Locate the word "matplotlib" in the material, then show every line that holds it.

--------------------

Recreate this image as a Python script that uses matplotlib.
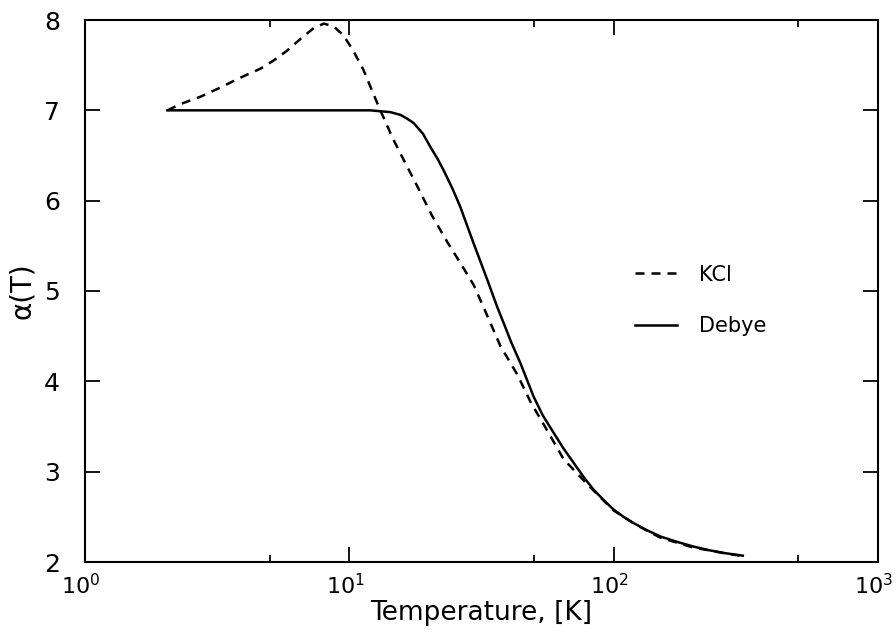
import matplotlib
matplotlib.use("Agg")
import matplotlib.pyplot as plt
import matplotlib.transforms as mtransforms
from matplotlib.ticker import FixedLocator, NullFormatter

# KCl thermal-expansion-like coefficient (dashed) and Debye model (solid)
kcl_T = [2.05, 2.3, 2.73, 3.24, 3.86, 4.6, 5.16, 5.81, 6.53, 7.33, 8.0, 8.72,
         9.5, 10.3, 11.3, 12.3, 13.1, 14.6, 16.0, 18.0, 20.5, 23.5, 26.3, 29.5,
         32.2, 37.3, 43.3, 48.5, 56.2, 64.6, 79.5, 100, 120, 150, 200, 260, 300]
kcl_alpha = [7.0, 7.07, 7.15, 7.25, 7.36, 7.46, 7.55, 7.66, 7.79, 7.91, 7.96, 7.93,
             7.83, 7.67, 7.45, 7.19, 7.0, 6.69, 6.46, 6.17, 5.84, 5.54, 5.31, 5.07,
             4.82, 4.39, 4.07, 3.77, 3.45, 3.14, 2.86, 2.57, 2.42, 2.27, 2.16, 2.10, 2.07]

debye_T = [2.05, 5, 10, 12, 13.1, 14.3, 15.6, 16.5, 17.5, 19.0, 20.3, 21.5, 22.7,
           24.5, 26.3, 29.5, 31.3, 33.3, 36.3, 38.3, 41.0, 44.4, 49.8, 54.0, 59.3,
           64.5, 70.5, 77.0, 84, 92, 100, 109, 119, 134, 151, 175, 201, 230, 261, 308]
debye_alpha = [7.0, 7.0, 7.0, 7.0, 6.99, 6.98, 6.95, 6.91, 6.86, 6.74, 6.59, 6.47, 6.34,
               6.14, 5.93, 5.53, 5.33, 5.12, 4.82, 4.65, 4.43, 4.20, 3.83, 3.62, 3.43,
               3.26, 3.10, 2.94, 2.80, 2.68, 2.58, 2.50, 2.43, 2.35, 2.28, 2.22, 2.17,
               2.13, 2.10, 2.07]

x_major = [1, 10, 100, 1000]
x_major_labels = [r"$10^0$", r"$10^1$", r"$10^2$", r"$10^3$"]
x_minor = [5, 50, 500]
y_ticks = [2, 3, 4, 5, 6, 7, 8]

plt.rcParams["font.family"] = "DejaVu Sans"
plt.rcParams["mathtext.fontset"] = "dejavusans"

fig = plt.figure(figsize=(8.96, 6.35), dpi=100)
ax = fig.add_axes([85 / 896, 1 - 562 / 635, (878 - 85) / 896, (562 - 20) / 635])

ax.plot(kcl_T, kcl_alpha, color="black", lw=1.8, linestyle=(0, (3.6, 2.8)), label="KCl")
ax.plot(debye_T, debye_alpha, color="black", lw=1.8, label="Debye")

ax.set_xscale("log")
ax.set_xlim(1, 1000)
ax.set_ylim(2, 8)

ax.xaxis.set_major_locator(FixedLocator(x_major))
ax.set_xticklabels(x_major_labels)
ax.xaxis.set_minor_locator(FixedLocator(x_minor))
ax.xaxis.set_minor_formatter(NullFormatter())
ax.set_yticks(y_ticks)
ax.set_yticklabels([str(v) for v in y_ticks])

ax.tick_params(axis="both", which="major", direction="in", length=11, width=1.3,
               top=True, right=True)
ax.tick_params(axis="x", which="major", pad=8, labelsize=16)
ax.tick_params(axis="y", which="major", pad=18, labelsize=18)
ax.tick_params(axis="x", which="minor", direction="in", length=5, width=1.3,
               top=True, bottom=True)

# nudge the power-of-ten labels a little to the left
shift = mtransforms.ScaledTranslation(-4 / 100, 0, fig.dpi_scale_trans)
for lbl in ax.get_xticklabels():
    lbl.set_transform(lbl.get_transform() + shift)

for s in ax.spines.values():
    s.set_linewidth(1.5)

ax.set_xlabel("Temperature, [K]", fontsize=19, labelpad=1)
ax.set_ylabel("α(T)", fontsize=20, labelpad=6)

ax.legend(loc="center left", bbox_to_anchor=(0.694, 0.483), frameon=False,
          fontsize=15, handlelength=2.0, handletextpad=1.05, labelspacing=1.5,
          borderpad=0, borderaxespad=0)

fig.savefig("out.png", dpi=100)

--------------------

■ **Solution to this exercise**:
Recreate this image as a Python script that uses matplotlib.
import matplotlib
matplotlib.use("Agg")
import matplotlib.pyplot as plt
import matplotlib.transforms as mtransforms
from matplotlib.ticker import FixedLocator, NullFormatter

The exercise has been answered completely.